A growing number of funding agencies require grantees to make their funded research openly available or to plan for managing and preserving data collected in the course of their work. One such requirement, from the National Science Foundation (NSF), requires the submission of a Data Management Plan (or DMP) to supplement any grant proposals. The requirement was announced in the fall of 2010 and affects proposals submitted on or after January 18, 2011.
Since the proposal announcement, Texas A&M University Libraries has been active in efforts to support research faculty at Texas A&M in complying with the policy. Holly Mercer, Head of Digital Services and Scholarly Communication at the Libraries, files this report on their efforts and on the TDL’s role in supporting grant-seekers:
Effective January 18 of this year, the National Science Foundation requires all grant proposals to include a data management plan. This is a change in the implementation of NSF’s long-standing policy that requires grantees to share their data within a reasonable length of time at modest cost. The specifics of the NSF policy are available on the NSF website.

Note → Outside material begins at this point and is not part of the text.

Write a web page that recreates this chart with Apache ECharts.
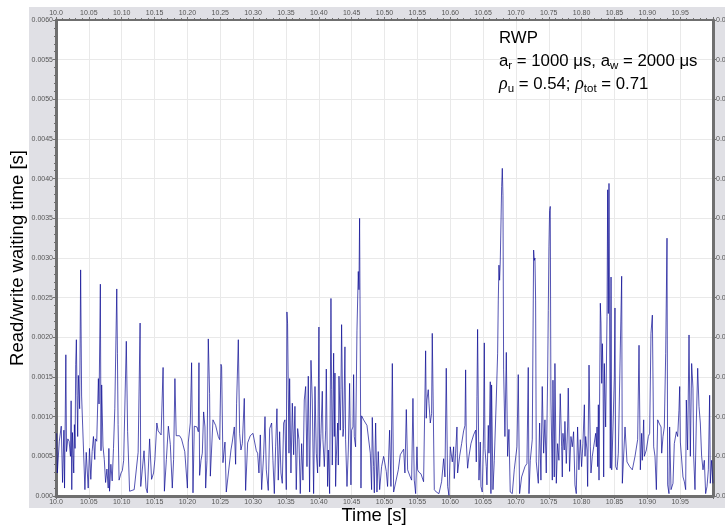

At Texas A&M, the Vice President for Research and Graduate Studies tasked a data management plan committee with determining how best to support Principal Investigators (PIs) in complying with the policy. Members of the committee include representatives from the Council of Principal Investigators, research administration offices, information technology, and libraries. Because researchers at Texas A&M have several options for grant management, the committee is focusing on providing consistent information to all PIs.
The Texas A&M University Libraries is currently working to assist investigators with the storage and data sharing portion of data management plans. The Libraries, through its membership in TDL, provides services faculty can use for access to and preservation of their research. PIs can deposit data in the Texas A&M Digital Repository, and if they wish, their data can be archived using TDL’s PresNet service. These services are not suited for all data. For example, disciplinary repositories might be a better option for data sharing, and very large datasets might be better managed in other ways. Still, the data management plan committee was pleased to learn that the infrastructure for data sharing already existed on campus, and that Texas A&M is part of a multi-institution, geographically distributed network for digital preservation.
The University Libraries’ Digital Services & Scholarly Communication unit began blogging (using TDL blogs) about the NSF’s DMP requirement in May 2010, and will continue to report on developments that affect the TAMU community. Information on the Libraries’ storage and data sharing options for grant PIs is on the scholarly communication site under “Funding Agency Guidelines.”
To help libraries help their faculty comply with the policy, the TDL has developed a resource guide with general information and links to other useful resources, including the Association of Research Libraries’ “Guide for Research Libraries: The NSF Data Sharing Policy.”